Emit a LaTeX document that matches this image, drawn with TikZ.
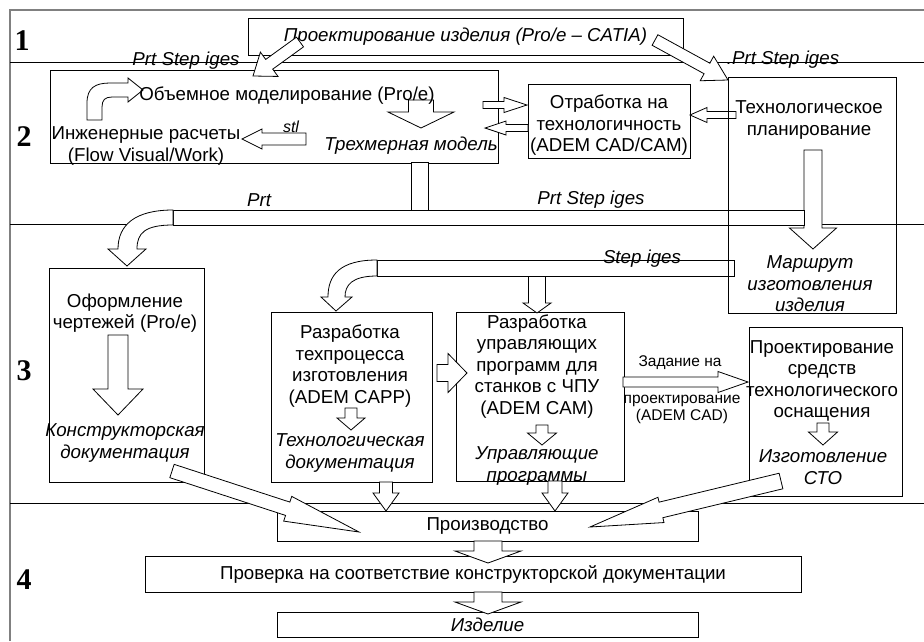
\documentclass[tikz,border=0pt]{standalone}
\usepackage{fontspec}
\setmainfont{Liberation Sans}
\newfontfamily\rowfont{Liberation Serif}
\usetikzlibrary{calc}
\definecolor{framegray}{HTML}{808080}

% Block arrow: tail #1, tip #2, shaft half width #3, head half width #4, head length #5.
\newcommand{\blockarrow}[5]{%
  \coordinate (headbase) at ($(#2)!#5!(#1)$);
  \draw[pipe] ($(#1)!#3!90:(#2)$) -- ($(headbase)!#3!90:(#2)$)
    -- ($(headbase)!#4!90:(#2)$) -- (#2)
    -- ($(headbase)!#4!-90:(#2)$) -- ($(headbase)!#3!-90:(#2)$)
    -- ($(#1)!#3!-90:(#2)$) -- cycle;
}

\begin{document}
\begin{tikzpicture}[
  x=1pt,
  y=-1pt,
  line join=miter,
  box/.style={draw, line width=0.8pt, inner sep=0pt},
  pipe/.style={draw, fill=white, line width=0.8pt},
  rule/.style={draw, line width=0.8pt},
  frame/.style={draw=framegray, line width=1.6pt},
  txt/.style={font=\fontsize{18.7}{21.5}\selectfont, align=center, inner sep=0pt},
  ittxt/.style={txt, font=\fontsize{18.7}{21.5}\selectfont\itshape},
  smalltxt/.style={txt, font=\fontsize{15.5}{17}\selectfont},
  rowno/.style={font=\rowfont\bfseries\fontsize{30}{30}\selectfont, inner sep=0pt}
]
  % Match the artwork frame.
  \useasboundingbox (0,0) rectangle (924,641);

  % Table frame and row rules.
  \draw[frame] (10,641) -- (10,10) -- (924,10);
  \draw[rule] (10,62) -- (924,62);
  \draw[rule] (10,224) -- (924,224);
  \draw[rule] (10,503) -- (924,503);

  % Row numbers.
  \node[rowno] (row1) at (22,41) {1};
  \node[rowno] (row2) at (24,137) {2};
  \node[rowno] (row3) at (24,371) {3};
  \node[rowno] (row4) at (24,580) {4};

  % Boxes.
  \node[box, ittxt, minimum width=435pt, minimum height=37pt] (design) at (465.5,36.5)
    {Проектирование изделия (Pro/e – CATIA)};
  \node[box, minimum width=448pt, minimum height=93pt] (solid) at (274,116.5) {};
  \node[box, minimum width=162pt, minimum height=74pt] (manuf) at (609,121) {};
  \node[box, minimum width=155pt, minimum height=214pt] (drawing) at (126.5,375) {};
  \node[box, minimum width=161pt, minimum height=170pt] (process) at (351.5,397) {};
  \node[box, minimum width=168pt, minimum height=169pt] (nc) at (540,396.5) {};
  \node[box, minimum width=153pt, minimum height=169pt] (tooling) at (825.5,411.5) {};
  \node[box, txt, minimum width=421pt, minimum height=30pt] (production) at (487.5,526)
    {Производство};
  \node[box, txt, minimum width=656pt, minimum height=36pt] (check) at (473,574)
    {Проверка на соответствие конструкторской документации};
  \node[box, ittxt, minimum width=421pt, minimum height=25pt] (product) at (487.5,624.5)
    {Изделие};

  % Arrow ends.
  \coordinate (designL) at (300,42);
  \coordinate (solidtop) at (253,76);
  \coordinate (designR) at (655,40);
  \coordinate (plantop) at (728,80);
  \coordinate (solidout) at (483,105);
  \coordinate (manufin) at (527,105);
  \coordinate (manufout) at (528,128);
  \coordinate (solidin) at (485,128);
  \coordinate (planout) at (736,115);
  \coordinate (manufright) at (690,115);
  \coordinate (stltail) at (306,139);
  \coordinate (stltip) at (242,139);
  \coordinate (modeltail) at (421,100);
  \coordinate (modeltip) at (421,128);
  \coordinate (routetail) at (813,150);
  \coordinate (routetip) at (813,249);
  \coordinate (drawtail) at (118,335);
  \coordinate (drawtip) at (118,415);
  \coordinate (proctail) at (351,408);
  \coordinate (proctip) at (351,430);
  \coordinate (nctail) at (542,425);
  \coordinate (nctip) at (542,445);
  \coordinate (tooltail) at (823,423);
  \coordinate (tooltip) at (823,445);
  \coordinate (steptail) at (537,276);
  \coordinate (steptip) at (537,313);
  \coordinate (procright) at (437,373);
  \coordinate (ncleft) at (467,373);
  \coordinate (ncright) at (623,382);
  \coordinate (toolleft) at (748,382);
  \coordinate (docstail) at (172,471);
  \coordinate (docstip) at (359,532);
  \coordinate (stotail) at (781,481);
  \coordinate (stotip) at (590,527);
  \coordinate (procdown) at (386,482);
  \coordinate (prodleft) at (386,511);
  \coordinate (ncdown) at (555,481);
  \coordinate (prodright) at (555,511);
  \coordinate (prodout) at (488,541);
  \coordinate (checkin) at (488,563);
  \coordinate (checkout) at (488,592);
  \coordinate (productin) at (488,614);

  % Row 2 arrows.
  \blockarrow{designL}{solidtop}{6pt}{15pt}{20pt}
  \blockarrow{designR}{plantop}{6pt}{14pt}{24pt}
  \blockarrow{solidout}{manufin}{3.5pt}{7.5pt}{23pt}
  \blockarrow{manufout}{solidin}{3.5pt}{7pt}{21pt}
  \blockarrow{planout}{manufright}{3.5pt}{7.5pt}{17pt}
  \blockarrow{stltail}{stltip}{6pt}{10pt}{20pt}
  \blockarrow{modeltail}{modeltip}{12.5pt}{33pt}{16pt}
  \draw[pipe] (87,120) -- (87,103) .. controls (87,88) and (95,83) .. (110,83)
    -- (128,83) -- (128,78) -- (143,90) -- (128,102) -- (128,97) -- (112,97)
    .. controls (105,97) and (102,100) .. (102,107) -- (102,120) -- cycle;

  % Data pipes between rows 2 and 3.
  \blockarrow{routetail}{routetip}{9pt}{23.5pt}{21pt}
  \draw[pipe] (173,210) rectangle (804,225);
  \draw[pipe] (411,162) rectangle (428,210);
  \draw[pipe] (173,210) .. controls (135,210) and (118,225) .. (118,249)
    -- (108,249) -- (127,266) -- (146,249) -- (137,249)
    .. controls (137,233) and (145,225) .. (173,225) -- cycle;
  \blockarrow{steptail}{steptip}{8.5pt}{14pt}{10pt}
  \draw[pipe] (377,260) rectangle (734,276);
  \draw[pipe] (377,260) .. controls (340,260) and (328,275) .. (328,297)
    -- (321,297) -- (336,311) -- (352,297) -- (345,297)
    .. controls (345,285) and (352,276) .. (377,276) -- cycle;

  % Row 3 arrows.
  \blockarrow{drawtail}{drawtip}{10pt}{25pt}{26pt}
  \blockarrow{proctail}{proctip}{6pt}{14pt}{12pt}
  \blockarrow{nctail}{nctip}{6pt}{14.5pt}{12pt}
  \blockarrow{tooltail}{tooltip}{6pt}{14.5pt}{13pt}
  \blockarrow{procright}{ncleft}{8.5pt}{19.5pt}{19pt}
  \blockarrow{ncright}{toolleft}{5pt}{10.5pt}{30pt}

  % Row 4 arrows.
  \blockarrow{docstail}{docstip}{7pt}{13pt}{75pt}
  \blockarrow{stotail}{stotip}{8pt}{13pt}{73pt}
  \blockarrow{procdown}{prodleft}{6.5pt}{13pt}{18pt}
  \blockarrow{ncdown}{prodright}{7pt}{13pt}{18pt}
  \blockarrow{prodout}{checkin}{14pt}{33pt}{12pt}
  \blockarrow{checkout}{productin}{14pt}{33pt}{12pt}

  % Planning box stays open over the pipes.
  \node[box, minimum width=168pt, minimum height=236pt] (plan) at (812,195) {};

  % Labels.
  \node[ittxt] (prtleft) at (186,61) {Prt Step iges};
  \node[ittxt] (prtright) at (783,60) {.Prt Step iges};
  \node[txt] (solidtext) at (287,96) {Объемное моделирование (Pro/e)};
  \node[txt] (calctext) at (146,146) {Инженерные расчеты\\(Flow Visual/Work)};
  \node[ittxt, font=\fontsize{16}{18}\selectfont\itshape] (stl) at (291,127) {stl};
  \node[ittxt] (model) at (411,146) {Трехмерная модель};
  \node[txt] (manuftext) at (609,125.5) {Отработка на\\технологичность\\(ADEM CAD/CAM)};
  \node[txt] (plantext) at (809,120) {Технологическое\\планирование};
  \node[ittxt] (route) at (810,284) {Маршрут\\изготовления\\изделия};
  \node[ittxt] (prta) at (259,200) {Prt};
  \node[ittxt] (prtb) at (591,200) {Prt Step iges};
  \node[ittxt] (stepb) at (642,259) {Step iges};
  \node[txt] (drawtext) at (125,313) {Оформление\\чертежей (Pro/e)};
  \node[ittxt] (designdocs) at (125,443) {Конструкторская\\документация};
  \node[txt] (proctext) at (350,366) {Разработка\\техпроцесса\\изготовления\\(ADEM CAPP)};
  \node[ittxt] (techdocs) at (350,453) {Технологическая\\документация};
  \node[txt] (nctext) at (537,366.5) {Разработка\\управляющих\\программ для\\станков с ЧПУ\\(ADEM CAM)};
  \node[ittxt] (ncprog) at (537,466) {Управляющие\\программы};
  \node[smalltxt] (taska) at (680,363) {Задание на};
  \node[smalltxt] (taskb) at (682,409) {проектирование\\(ADEM CAD)};
  \node[txt] (tooltext) at (822,381) {Проектирование\\средств\\технологического\\оснащения};
  \node[ittxt] (sto) at (823,467) {Изготовление\\СТО};
\end{tikzpicture}
\end{document}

TASK DETAILS = Pictures stay out. Print the data exactly, from its first line through the line containing "(10,503) -- (924,503);".

ANSWER BELOW =
Emit a LaTeX document that matches this image, drawn with TikZ.
\documentclass[tikz,border=0pt]{standalone}
\usepackage{fontspec}
\setmainfont{Liberation Sans}
\newfontfamily\rowfont{Liberation Serif}
\usetikzlibrary{calc}
\definecolor{framegray}{HTML}{808080}

% Block arrow: tail #1, tip #2, shaft half width #3, head half width #4, head length #5.
\newcommand{\blockarrow}[5]{%
  \coordinate (headbase) at ($(#2)!#5!(#1)$);
  \draw[pipe] ($(#1)!#3!90:(#2)$) -- ($(headbase)!#3!90:(#2)$)
    -- ($(headbase)!#4!90:(#2)$) -- (#2)
    -- ($(headbase)!#4!-90:(#2)$) -- ($(headbase)!#3!-90:(#2)$)
    -- ($(#1)!#3!-90:(#2)$) -- cycle;
}

\begin{document}
\begin{tikzpicture}[
  x=1pt,
  y=-1pt,
  line join=miter,
  box/.style={draw, line width=0.8pt, inner sep=0pt},
  pipe/.style={draw, fill=white, line width=0.8pt},
  rule/.style={draw, line width=0.8pt},
  frame/.style={draw=framegray, line width=1.6pt},
  txt/.style={font=\fontsize{18.7}{21.5}\selectfont, align=center, inner sep=0pt},
  ittxt/.style={txt, font=\fontsize{18.7}{21.5}\selectfont\itshape},
  smalltxt/.style={txt, font=\fontsize{15.5}{17}\selectfont},
  rowno/.style={font=\rowfont\bfseries\fontsize{30}{30}\selectfont, inner sep=0pt}
]
  % Match the artwork frame.
  \useasboundingbox (0,0) rectangle (924,641);

  % Table frame and row rules.
  \draw[frame] (10,641) -- (10,10) -- (924,10);
  \draw[rule] (10,62) -- (924,62);
  \draw[rule] (10,224) -- (924,224);
  \draw[rule] (10,503) -- (924,503);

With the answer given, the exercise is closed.